## TO BE DONE
Leaving out all pictures, please print only the lines from the one containing "Reproduce this chart with matplotlib." through the one containing "marker='s', ms=6, label=lab)".

## DATASET RECORDS
'''

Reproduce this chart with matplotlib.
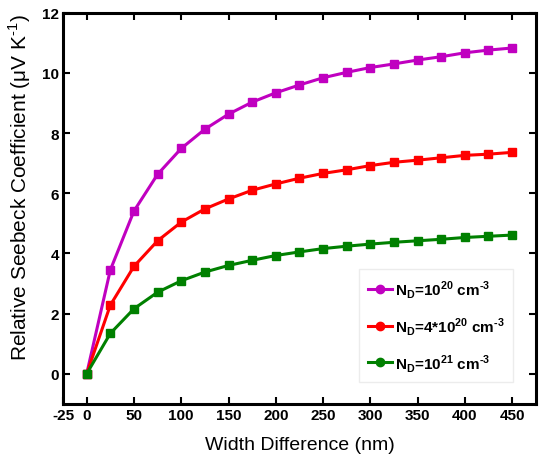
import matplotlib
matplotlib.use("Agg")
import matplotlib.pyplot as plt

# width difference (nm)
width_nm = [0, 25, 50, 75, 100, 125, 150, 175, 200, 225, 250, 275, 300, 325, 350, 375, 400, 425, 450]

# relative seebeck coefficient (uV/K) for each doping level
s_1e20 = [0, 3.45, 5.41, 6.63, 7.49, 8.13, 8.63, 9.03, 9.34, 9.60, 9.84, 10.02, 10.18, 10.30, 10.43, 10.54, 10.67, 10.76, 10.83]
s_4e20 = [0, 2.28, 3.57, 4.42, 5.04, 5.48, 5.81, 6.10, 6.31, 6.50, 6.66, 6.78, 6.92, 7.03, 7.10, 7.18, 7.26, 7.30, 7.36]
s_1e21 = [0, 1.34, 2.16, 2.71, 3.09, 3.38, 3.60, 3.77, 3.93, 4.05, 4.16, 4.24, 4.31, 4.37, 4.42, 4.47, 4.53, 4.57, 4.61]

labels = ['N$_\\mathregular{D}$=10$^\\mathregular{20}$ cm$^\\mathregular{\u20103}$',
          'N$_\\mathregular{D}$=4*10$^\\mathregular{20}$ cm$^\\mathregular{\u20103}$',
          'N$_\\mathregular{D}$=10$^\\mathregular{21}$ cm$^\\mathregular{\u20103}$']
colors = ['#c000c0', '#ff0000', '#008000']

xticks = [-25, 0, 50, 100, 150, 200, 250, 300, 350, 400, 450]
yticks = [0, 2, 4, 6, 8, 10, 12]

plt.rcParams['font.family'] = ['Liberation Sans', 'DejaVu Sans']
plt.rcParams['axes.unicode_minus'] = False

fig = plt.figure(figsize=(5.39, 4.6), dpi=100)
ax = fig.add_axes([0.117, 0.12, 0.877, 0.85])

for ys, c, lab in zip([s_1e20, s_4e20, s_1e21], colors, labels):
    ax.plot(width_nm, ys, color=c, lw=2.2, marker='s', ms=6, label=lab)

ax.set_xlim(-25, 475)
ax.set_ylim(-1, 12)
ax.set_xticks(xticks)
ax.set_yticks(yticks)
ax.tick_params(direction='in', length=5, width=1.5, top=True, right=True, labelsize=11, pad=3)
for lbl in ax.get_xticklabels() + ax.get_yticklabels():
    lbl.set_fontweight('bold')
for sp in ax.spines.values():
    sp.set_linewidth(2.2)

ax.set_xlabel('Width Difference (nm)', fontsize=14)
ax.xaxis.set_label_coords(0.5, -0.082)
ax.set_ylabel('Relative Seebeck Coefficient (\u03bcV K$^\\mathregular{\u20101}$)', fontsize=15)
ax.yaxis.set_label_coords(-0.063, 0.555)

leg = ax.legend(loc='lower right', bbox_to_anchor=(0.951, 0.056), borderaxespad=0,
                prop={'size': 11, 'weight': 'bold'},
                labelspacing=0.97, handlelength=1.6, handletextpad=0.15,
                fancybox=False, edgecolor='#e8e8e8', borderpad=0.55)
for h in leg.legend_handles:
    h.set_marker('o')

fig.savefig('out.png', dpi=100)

'''
'''

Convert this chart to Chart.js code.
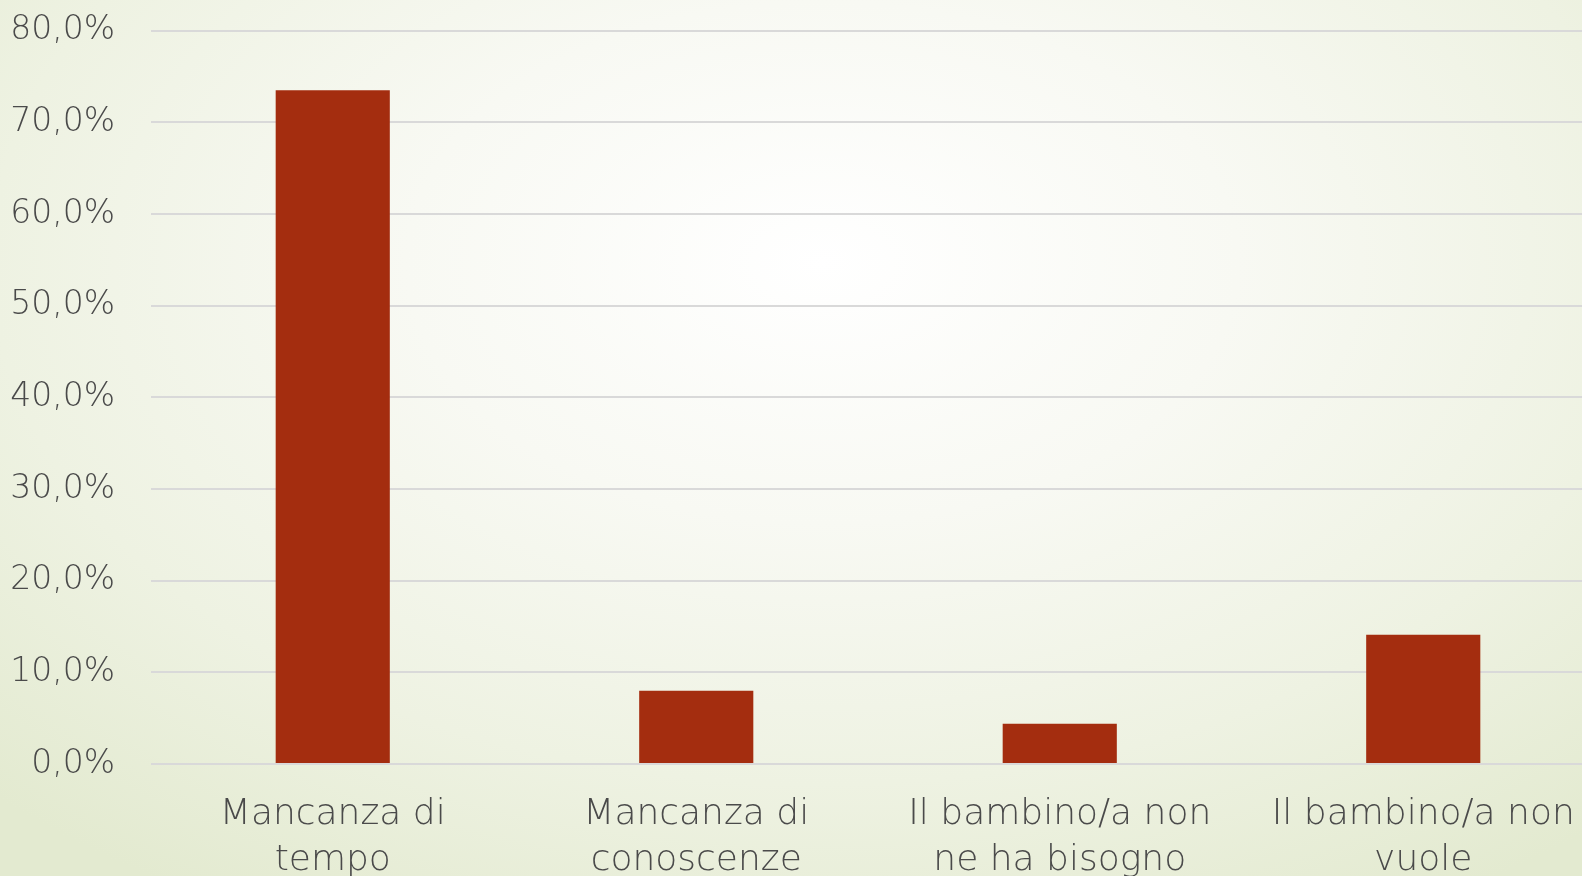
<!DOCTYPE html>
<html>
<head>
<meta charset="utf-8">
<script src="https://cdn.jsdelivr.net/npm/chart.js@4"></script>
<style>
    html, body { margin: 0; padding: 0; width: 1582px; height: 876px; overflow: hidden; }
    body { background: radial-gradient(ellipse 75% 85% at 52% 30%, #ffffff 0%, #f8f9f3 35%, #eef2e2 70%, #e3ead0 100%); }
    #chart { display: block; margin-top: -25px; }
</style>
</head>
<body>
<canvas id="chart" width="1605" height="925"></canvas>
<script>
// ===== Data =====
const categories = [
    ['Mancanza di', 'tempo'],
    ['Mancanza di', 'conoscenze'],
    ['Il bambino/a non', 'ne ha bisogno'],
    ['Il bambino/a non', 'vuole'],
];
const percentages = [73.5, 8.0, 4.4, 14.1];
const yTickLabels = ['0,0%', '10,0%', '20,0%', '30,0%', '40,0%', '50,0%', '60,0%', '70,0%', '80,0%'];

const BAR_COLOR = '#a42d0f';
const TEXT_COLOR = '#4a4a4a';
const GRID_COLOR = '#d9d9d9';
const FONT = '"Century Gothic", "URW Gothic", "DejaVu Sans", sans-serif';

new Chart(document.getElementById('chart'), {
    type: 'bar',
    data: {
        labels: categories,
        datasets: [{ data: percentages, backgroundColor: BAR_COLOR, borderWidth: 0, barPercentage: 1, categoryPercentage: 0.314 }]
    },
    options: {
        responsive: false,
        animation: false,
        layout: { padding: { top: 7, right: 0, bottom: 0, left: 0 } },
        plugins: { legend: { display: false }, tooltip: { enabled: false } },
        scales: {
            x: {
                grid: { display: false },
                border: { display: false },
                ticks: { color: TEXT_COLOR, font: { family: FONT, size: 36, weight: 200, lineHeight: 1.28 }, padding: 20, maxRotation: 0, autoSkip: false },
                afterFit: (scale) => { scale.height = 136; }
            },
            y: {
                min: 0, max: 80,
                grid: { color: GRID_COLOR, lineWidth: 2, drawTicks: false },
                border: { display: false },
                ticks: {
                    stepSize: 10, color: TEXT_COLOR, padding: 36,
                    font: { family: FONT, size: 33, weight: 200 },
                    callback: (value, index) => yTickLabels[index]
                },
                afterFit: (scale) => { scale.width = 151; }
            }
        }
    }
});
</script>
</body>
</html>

'''
'''

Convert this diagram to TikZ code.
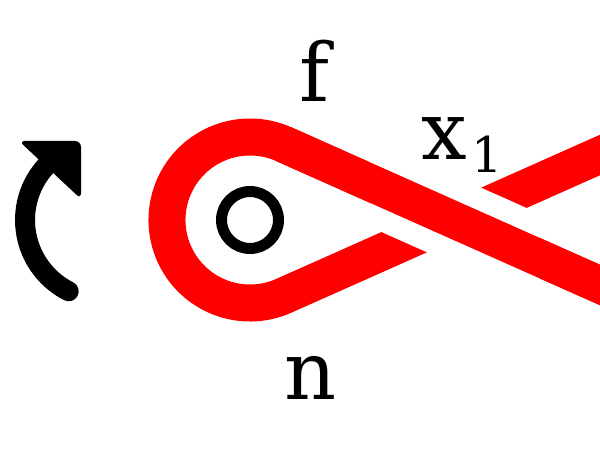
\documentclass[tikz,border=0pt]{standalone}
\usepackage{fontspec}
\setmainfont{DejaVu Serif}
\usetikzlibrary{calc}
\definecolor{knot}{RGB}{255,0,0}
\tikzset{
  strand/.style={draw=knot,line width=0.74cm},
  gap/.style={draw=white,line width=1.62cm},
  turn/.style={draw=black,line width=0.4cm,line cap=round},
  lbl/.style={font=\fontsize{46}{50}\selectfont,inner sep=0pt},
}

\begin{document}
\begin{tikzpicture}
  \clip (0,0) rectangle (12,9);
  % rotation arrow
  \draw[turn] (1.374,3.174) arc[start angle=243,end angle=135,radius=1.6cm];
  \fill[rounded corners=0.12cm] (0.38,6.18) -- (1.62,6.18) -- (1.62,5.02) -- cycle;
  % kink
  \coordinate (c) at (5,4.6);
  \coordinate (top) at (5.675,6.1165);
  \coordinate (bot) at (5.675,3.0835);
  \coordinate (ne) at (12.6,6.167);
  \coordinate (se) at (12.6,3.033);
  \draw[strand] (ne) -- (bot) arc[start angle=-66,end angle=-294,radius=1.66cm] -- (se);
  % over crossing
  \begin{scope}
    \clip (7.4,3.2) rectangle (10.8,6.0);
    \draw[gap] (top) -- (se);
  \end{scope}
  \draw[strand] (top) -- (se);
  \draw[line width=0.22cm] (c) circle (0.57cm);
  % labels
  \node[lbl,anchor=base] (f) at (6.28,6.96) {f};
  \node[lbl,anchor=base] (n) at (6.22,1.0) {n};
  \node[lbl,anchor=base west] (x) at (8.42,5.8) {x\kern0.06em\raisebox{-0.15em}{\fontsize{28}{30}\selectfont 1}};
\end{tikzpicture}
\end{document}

'''

## REPLY
Reproduce this chart with matplotlib.
import matplotlib
matplotlib.use("Agg")
import matplotlib.pyplot as plt

# width difference (nm)
width_nm = [0, 25, 50, 75, 100, 125, 150, 175, 200, 225, 250, 275, 300, 325, 350, 375, 400, 425, 450]

# relative seebeck coefficient (uV/K) for each doping level
s_1e20 = [0, 3.45, 5.41, 6.63, 7.49, 8.13, 8.63, 9.03, 9.34, 9.60, 9.84, 10.02, 10.18, 10.30, 10.43, 10.54, 10.67, 10.76, 10.83]
s_4e20 = [0, 2.28, 3.57, 4.42, 5.04, 5.48, 5.81, 6.10, 6.31, 6.50, 6.66, 6.78, 6.92, 7.03, 7.10, 7.18, 7.26, 7.30, 7.36]
s_1e21 = [0, 1.34, 2.16, 2.71, 3.09, 3.38, 3.60, 3.77, 3.93, 4.05, 4.16, 4.24, 4.31, 4.37, 4.42, 4.47, 4.53, 4.57, 4.61]

labels = ['N$_\\mathregular{D}$=10$^\\mathregular{20}$ cm$^\\mathregular{\u20103}$',
          'N$_\\mathregular{D}$=4*10$^\\mathregular{20}$ cm$^\\mathregular{\u20103}$',
          'N$_\\mathregular{D}$=10$^\\mathregular{21}$ cm$^\\mathregular{\u20103}$']
colors = ['#c000c0', '#ff0000', '#008000']

xticks = [-25, 0, 50, 100, 150, 200, 250, 300, 350, 400, 450]
yticks = [0, 2, 4, 6, 8, 10, 12]

plt.rcParams['font.family'] = ['Liberation Sans', 'DejaVu Sans']
plt.rcParams['axes.unicode_minus'] = False

fig = plt.figure(figsize=(5.39, 4.6), dpi=100)
ax = fig.add_axes([0.117, 0.12, 0.877, 0.85])

for ys, c, lab in zip([s_1e20, s_4e20, s_1e21], colors, labels):
    ax.plot(width_nm, ys, color=c, lw=2.2, marker='s', ms=6, label=lab)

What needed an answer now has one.